* **Exercise goal**: Transcribe every entry below word for word, but skip the pictures.

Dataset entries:
------------------------------------------------

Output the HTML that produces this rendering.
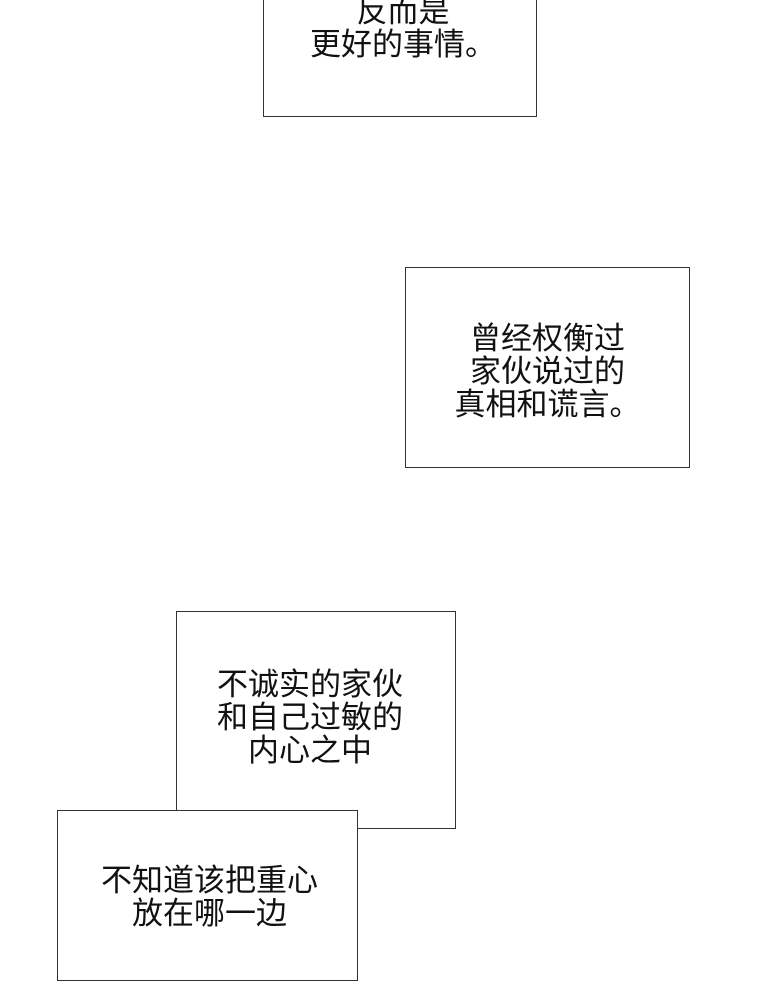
<!DOCTYPE html>
<html><head><meta charset="utf-8"><style>
html,body{margin:0;padding:0;background:#fff;}
body{width:780px;height:989px;position:relative;overflow:hidden;font-family:"Liberation Sans","Noto Sans CJK SC",sans-serif;color:#111;}
.b{position:absolute;border:1px solid #333;background:#fff;box-sizing:border-box;}
.t{position:absolute;font-size:31px;line-height:33px;text-align:center;white-space:nowrap;}
</style></head><body>
<div class="b" style="left:263px;top:-10px;width:274px;height:127px;"></div>
<div class="t" style="left:266px;width:274px;top:-5px;">反而是<br>更好的事情。</div>

<div class="b" style="left:405px;top:267px;width:285px;height:201px;"></div>
<div class="t" style="left:405px;width:285px;top:322px;">曾经权衡过<br>家伙说过的<br>真相和谎言。</div>

<div class="b" style="left:176px;top:611px;width:280px;height:218px;"></div>
<div class="t" style="left:176px;width:268px;top:668px;">不诚实的家伙<br>和自己过敏的<br>内心之中</div>

<div class="b" style="left:57px;top:810px;width:301px;height:171px;"></div>
<div class="t" style="left:59px;width:301px;top:864px;">不知道该把重心<br>放在哪一边</div>
</body></html>
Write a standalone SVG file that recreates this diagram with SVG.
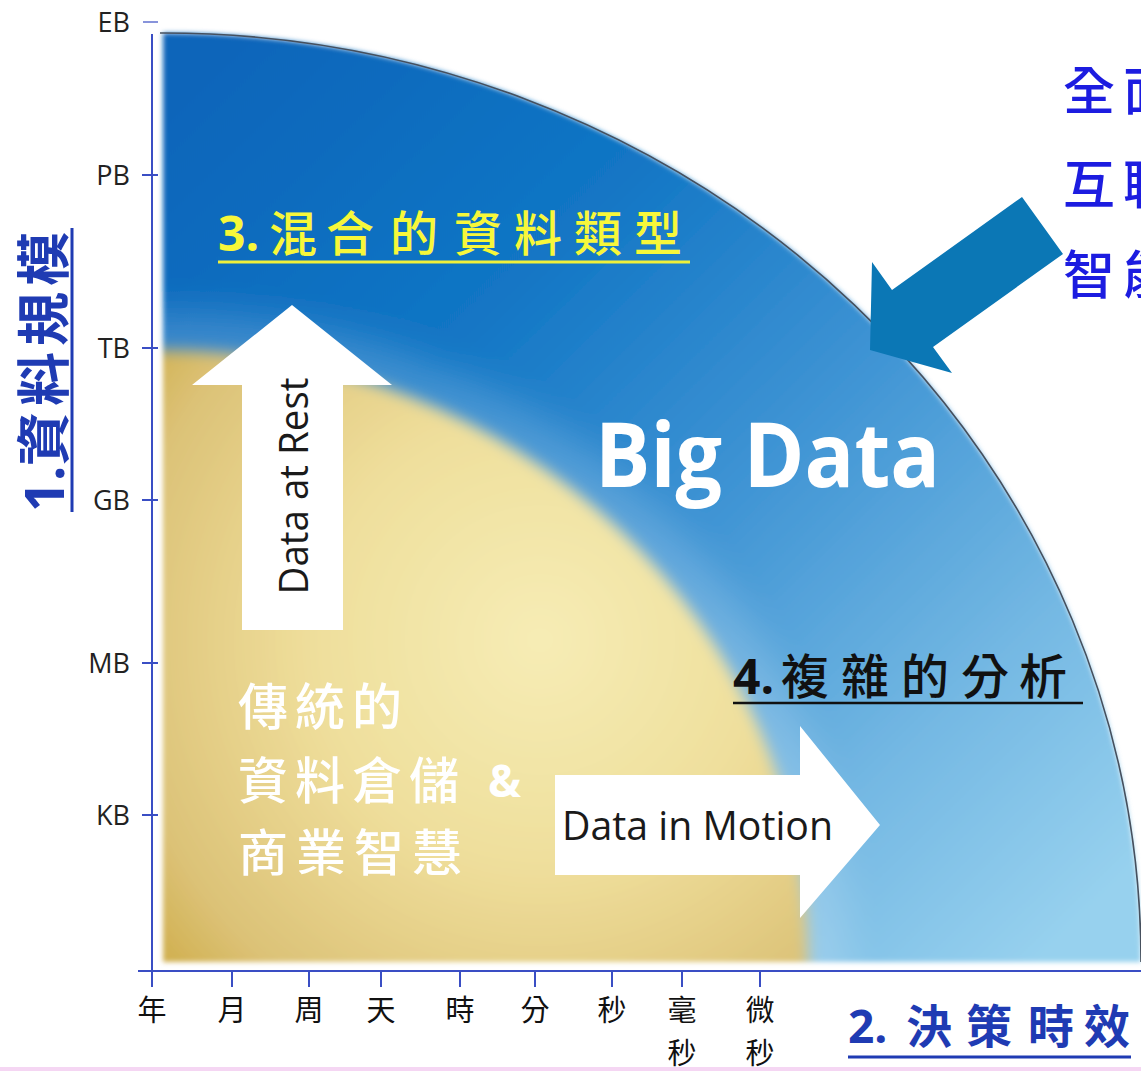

------------------------------------------------

* **The reply**:
Output the HTML that produces this rendering.
<!DOCTYPE html>
<html><head><meta charset="utf-8"><style>
html,body{margin:0;padding:0;background:#fff;}
body{width:780px;height:989px;position:relative;overflow:hidden;font-family:"Liberation Sans","Noto Sans CJK SC",sans-serif;color:#111;}
.b{position:absolute;border:1px solid #333;background:#fff;box-sizing:border-box;}
.t{position:absolute;font-size:31px;line-height:33px;text-align:center;white-space:nowrap;}
</style></head><body>
<div class="b" style="left:263px;top:-10px;width:274px;height:127px;"></div>
<div class="t" style="left:266px;width:274px;top:-5px;">反而是<br>更好的事情。</div>

<div class="b" style="left:405px;top:267px;width:285px;height:201px;"></div>
<div class="t" style="left:405px;width:285px;top:322px;">曾经权衡过<br>家伙说过的<br>真相和谎言。</div>

<div class="b" style="left:176px;top:611px;width:280px;height:218px;"></div>
<div class="t" style="left:176px;width:268px;top:668px;">不诚实的家伙<br>和自己过敏的<br>内心之中</div>

<div class="b" style="left:57px;top:810px;width:301px;height:171px;"></div>
<div class="t" style="left:59px;width:301px;top:864px;">不知道该把重心<br>放在哪一边</div>
</body></html>
Write a standalone SVG file that recreates this diagram with SVG.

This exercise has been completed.